A judge in the SDNY has granted in part and denied in part a motion to dismiss a complaint asserting two separate 16(b) claims against a husband and wife, one based on the defendants’ transactions in repos and the other based on their transactions in variable prepaid forward contracts (VPFs). Both claims were based on an argument that the amendment of a derivative security involves a simultaneous purchase and sale of the underlying stock.
The defendants owned more than 10% of the Class A common stock of Knight-Swift Transportation Holdings, primarily through wholly owned LLCs. The alleged short-swing transactions were engaged in by LLCs, but to avoid having to refer to multiple entities I’ll just attribute all of the transactions to “the defendants.”
The Repo Transactions
Well before the transactions in question, the defendants had entered into a repurchase agreement with an investment bank under which the defendants “sold” stock to the bank at current market prices and agreed to repurchase the shares at the end of the agreement’s term (or earlier, at the defendants’ election), at the same price plus interest on the money the bank had advanced. By December 2018, the defendants had drawn down $125 million under the agreement and had delivered 4,868,208 shares of Knight-Swift stock to the bank.
On December 21, 2018, the defendants and the counterparty agreed to a partial “termination” of the repo agreement to allow the bank to sell 1,537,205 of the shares and apply the proceeds ($37,612,793, or $23.98 per share) against the $125 million advanced under the repo agreement. At the same time, the parties amended the repo agreement to reflect that the repurchase price for the remaining 3,331,003 shares ($125 million — $37,612,793) effectively increased the per-share price from $25.68 to $26.23. Less than six months after these transactions, the defendants engaged in two sales of Knight-Swift stock.
The plaintiff alleged that the repo agreement was a derivative security, in the form of a call equivalent position, and that the amendment to its per-share “exercise price” was a disposition of the original agreement and the purchase of a new one which could be matched with the defendants’ subsequent sales. The defendants, in turn, argued that the repo agreement was not a derivative security, but instead was a loan secured by a pledge of stock. Alternatively, the defendants argued, the partial termination of the repo agreement merely reduced the defendants’ call equivalent position and therefore involved only a sale.
The court agreed with the plaintiff that the repo agreement was a derivative security but held that the amendment of the agreement did not result in a purchase because the amendment increased, rather than decreased, the per-share repurchase price and therefore did not provide the defendants with a greater opportunity to profit from inside information during the term of the agreement.
On February 13, 2019, the defendants repurchased the 3,331,003 shares subject to the repo agreement and entered into a VPF covering those shares, with maturity dates between August 30 and September 4, 2019. These maturity dates were roughly the same as the maturity dates of four other VPFs the defendants had entered into on earlier dates.
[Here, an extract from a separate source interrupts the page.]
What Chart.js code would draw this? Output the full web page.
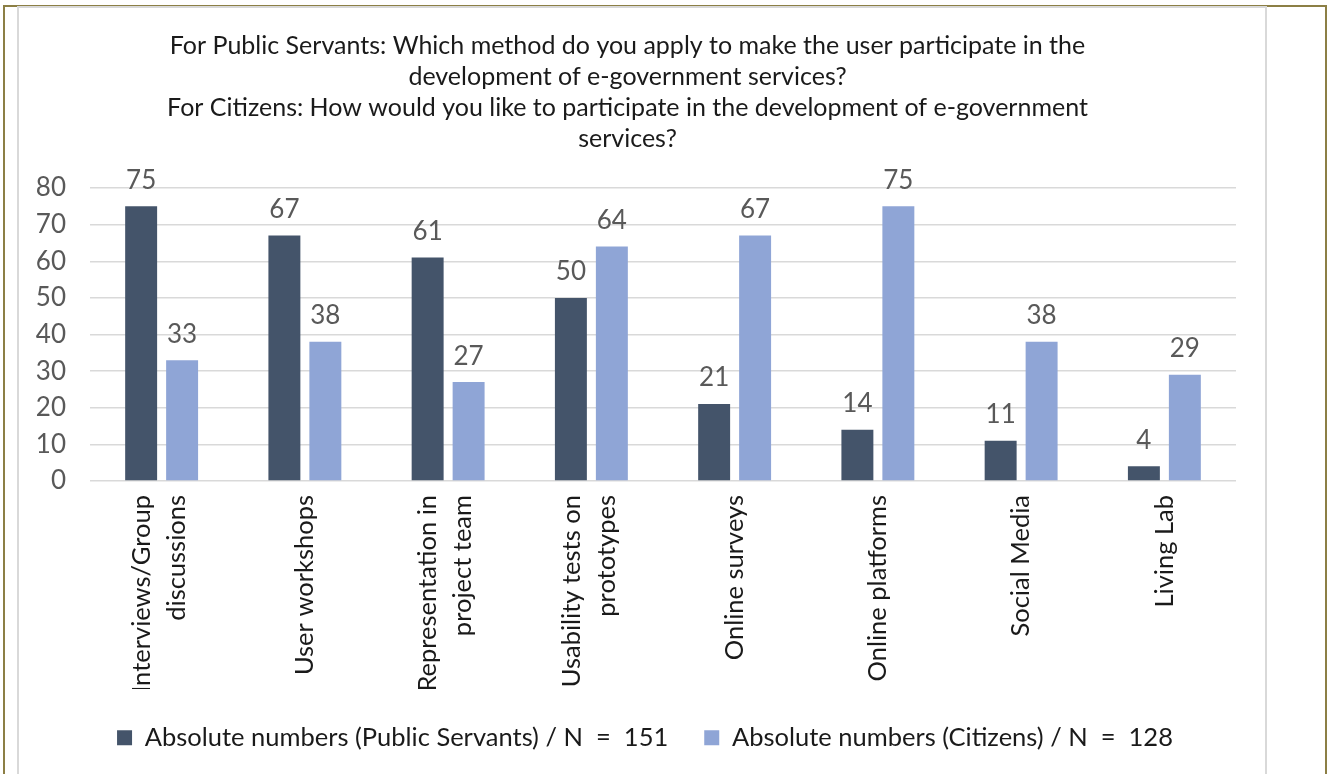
<!DOCTYPE html>
<html>
<head>
<meta charset="utf-8">
<script src="https://cdn.jsdelivr.net/npm/chart.js@4/dist/chart.umd.min.js"></script>
<style>
    html, body { margin: 0; padding: 0; background: #fff; overflow: hidden; }
    .outer {
        position: absolute; left: 3px; top: 5px; width: 1320px; height: 800px;
        border: 2px solid #8C7F45; border-bottom: none;
    }
    .inner {
        position: absolute; left: 17px; top: 6px; width: 1246px; height: 800px;
        border: 2px solid #D9D9D9; border-bottom: none; background: #fff;
    }
    .inner canvas { position: absolute; left: 0; top: 0; }
</style>
</head>
<body>
<div class="outer"></div>
<div class="inner"><canvas id="chart" width="1246" height="767"></canvas></div>
<script>
// ---- data ----
const categories = [
    ['Interviews/Group', 'discussions'],
    'User workshops',
    ['Representation in', 'project team'],
    ['Usability tests on', 'prototypes'],
    'Online surveys',
    'Online platforms',
    'Social Media',
    'Living Lab'
];
const publicServants = [75, 67, 61, 50, 21, 14, 11, 4];
const citizens = [33, 38, 27, 64, 67, 75, 38, 29];
const seriesNames = [
    'Absolute numbers (Public Servants) / N  =  151',
    'Absolute numbers (Citizens) / N  =  128'
];
const yTicks = [0, 10, 20, 30, 40, 50, 60, 70, 80];
const titleLines = [
    'For Public Servants: Which method do you apply to make the user participate in the',
    'development of e-government services?',
    'For Citizens: How would you like to participate in the development of e-government',
    'services?'
];

const FONT = 'Lato, "Open Sans", sans-serif';

// value labels above each bar
const valueLabels = {
    id: 'valueLabels',
    afterDatasetsDraw(chart) {
        const ctx = chart.ctx;
        ctx.save();
        ctx.font = '26px ' + FONT;
        ctx.fillStyle = '#595959';
        ctx.textAlign = 'center';
        ctx.textBaseline = 'middle';
        chart.data.datasets.forEach((ds, i) => {
            chart.getDatasetMeta(i).data.forEach((bar, j) => {
                ctx.fillText(ds.data[j], bar.x, bar.y - 26);
            });
        });
        ctx.restore();
    }
};

// centre the two-line category labels on their tick, like the original
const centerMultiLine = {
    id: 'centerMultiLine',
    beforeDraw(chart) {
        const items = chart.scales.x.getLabelItems();
        items.forEach(item => {
            if (Array.isArray(item.label) && !item._centered) {
                item.textOffset -= 20;
                item._centered = true;
            }
        });
    }
};

// legend in the original is centred on the whole canvas, not the plot box
const legendShift = {
    id: 'legendShift',
    afterLayout(chart) {
        chart.legend.left += 17.5;
        chart.legend.right += 17.5;
    }
};

new Chart(document.getElementById('chart'), {
    type: 'bar',
    data: {
        labels: categories,
        datasets: [
            {
                label: seriesNames[0],
                data: publicServants,
                backgroundColor: '#44546A',
                categoryPercentage: 0.572,
                barPercentage: 0.78
            },
            {
                label: seriesNames[1],
                data: citizens,
                backgroundColor: '#8FA5D6',
                categoryPercentage: 0.572,
                barPercentage: 0.78
            }
        ]
    },
    options: {
        responsive: false,
        animation: false,
        layout: { padding: { left: 0, right: 29, top: 0, bottom: 14.5 } },
        plugins: {
            title: {
                display: true,
                text: titleLines,
                color: '#1a1a1a',
                font: { family: FONT, size: 25, weight: 'normal', lineHeight: 1.24 },
                padding: { top: 22, bottom: 34 }
            },
            legend: {
                position: 'bottom',
                labels: {
                    color: '#1a1a1a',
                    font: { family: FONT, size: 25.5 },
                    boxWidth: 15,
                    boxHeight: 15,
                    padding: 36
                }
            },
            tooltip: { enabled: false }
        },
        scales: {
            x: {
                grid: { display: false, drawTicks: false },
                border: { display: false },
                ticks: {
                    color: '#1a1a1a',
                    font: { family: FONT, size: 25.5, lineHeight: 1.37 },
                    minRotation: 90,
                    maxRotation: 90,
                    autoSkip: false,
                    padding: 14
                },
                afterFit(scale) { scale.height = 208; }
            },
            y: {
                min: 0,
                max: 80,
                afterBuildTicks(scale) { scale.ticks = yTicks.map(v => ({ value: v })); },
                grid: { color: '#D9D9D9', lineWidth: 1.5, drawTicks: false },
                border: { display: false },
                ticks: {
                    color: '#595959',
                    font: { family: FONT, size: 26 },
                    padding: 24
                },
                afterFit(scale) { scale.width = 71; }
            }
        }
    },
    plugins: [valueLabels, centerMultiLine, legendShift]
});
</script>
</body>
</html>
More than six months later, on August 23, 2019, the defendants rolled over, or amended, all five of the prepaid forwards to extend the maturity dates (to various dates between March 13 and June 22, 2020) and set new floor and cap prices. At the same time, the defendants entered into a “Trigger Price Agreement” which allowed them to reset the maturity dates, cap prices and floor prices under the agreements if Knight-Swift’s stock traded within certain ranges. Less than a month later, in September, the defendants exercised their rights under the Trigger Price Agreement and amended the terms of all of the prepaid forwards.
The plaintiff alleged that the September amendments constituted a purchase of the shares underlying the VPFs and a simultaneous sale of the shares pursuant to new VPFs. The defendants did not contest that allegation but argued that the plaintiff had not alleged that they realized a profit. The court disagreed, finding that the plaintiff adequately alleged that a profit was realized and was not obligated to quantify the amount.